_What this task involves_. Return all of the data exactly as written, without the pictures.
** start Collected data **
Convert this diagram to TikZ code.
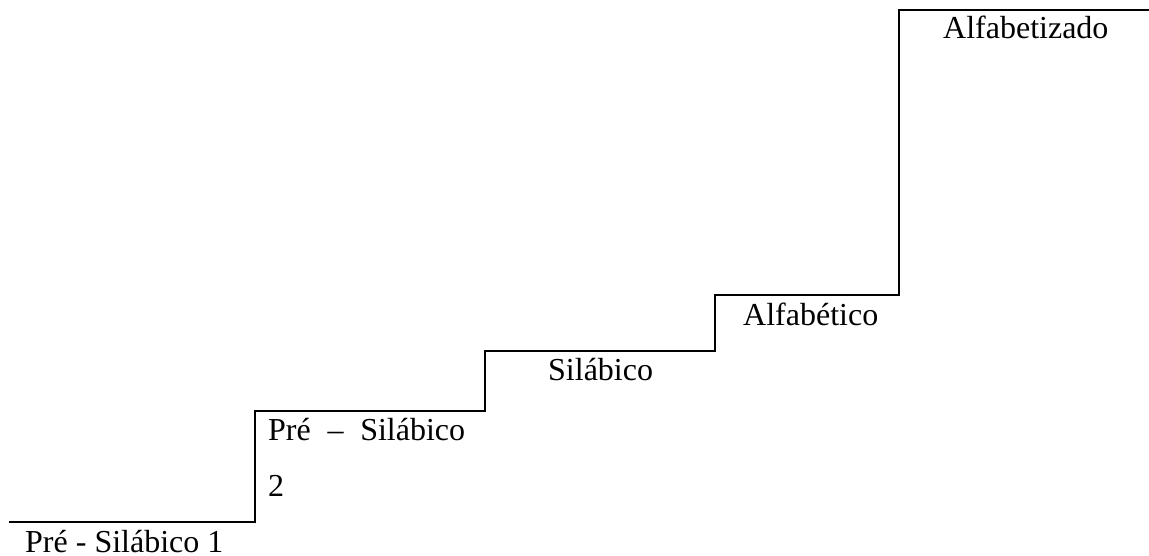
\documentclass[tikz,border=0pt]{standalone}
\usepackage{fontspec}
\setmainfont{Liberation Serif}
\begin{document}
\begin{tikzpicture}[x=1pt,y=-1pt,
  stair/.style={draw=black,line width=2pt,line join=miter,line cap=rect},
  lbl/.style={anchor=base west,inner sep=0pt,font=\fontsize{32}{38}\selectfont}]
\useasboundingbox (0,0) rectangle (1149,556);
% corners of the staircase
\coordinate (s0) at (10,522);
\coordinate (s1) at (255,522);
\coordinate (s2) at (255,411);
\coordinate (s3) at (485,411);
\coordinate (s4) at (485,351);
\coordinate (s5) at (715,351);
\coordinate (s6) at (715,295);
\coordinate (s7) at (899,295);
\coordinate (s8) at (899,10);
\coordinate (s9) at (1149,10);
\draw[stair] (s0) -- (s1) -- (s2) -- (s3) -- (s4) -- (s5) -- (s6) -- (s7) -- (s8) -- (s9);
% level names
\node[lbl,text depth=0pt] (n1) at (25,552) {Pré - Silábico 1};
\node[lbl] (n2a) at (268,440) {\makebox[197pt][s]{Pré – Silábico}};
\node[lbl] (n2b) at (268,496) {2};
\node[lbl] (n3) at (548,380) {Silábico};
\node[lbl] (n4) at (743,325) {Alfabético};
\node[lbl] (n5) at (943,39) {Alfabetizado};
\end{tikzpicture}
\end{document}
** end Collected data **
_Solved problem_.
Convert this diagram to TikZ code.
\documentclass[tikz,border=0pt]{standalone}
\usepackage{fontspec}
\setmainfont{Liberation Serif}
\begin{document}
\begin{tikzpicture}[x=1pt,y=-1pt,
  stair/.style={draw=black,line width=2pt,line join=miter,line cap=rect},
  lbl/.style={anchor=base west,inner sep=0pt,font=\fontsize{32}{38}\selectfont}]
\useasboundingbox (0,0) rectangle (1149,556);
% corners of the staircase
\coordinate (s0) at (10,522);
\coordinate (s1) at (255,522);
\coordinate (s2) at (255,411);
\coordinate (s3) at (485,411);
\coordinate (s4) at (485,351);
\coordinate (s5) at (715,351);
\coordinate (s6) at (715,295);
\coordinate (s7) at (899,295);
\coordinate (s8) at (899,10);
\coordinate (s9) at (1149,10);
\draw[stair] (s0) -- (s1) -- (s2) -- (s3) -- (s4) -- (s5) -- (s6) -- (s7) -- (s8) -- (s9);
% level names
\node[lbl,text depth=0pt] (n1) at (25,552) {Pré - Silábico 1};
\node[lbl] (n2a) at (268,440) {\makebox[197pt][s]{Pré – Silábico}};
\node[lbl] (n2b) at (268,496) {2};
\node[lbl] (n3) at (548,380) {Silábico};
\node[lbl] (n4) at (743,325) {Alfabético};
\node[lbl] (n5) at (943,39) {Alfabetizado};
\end{tikzpicture}
\end{document}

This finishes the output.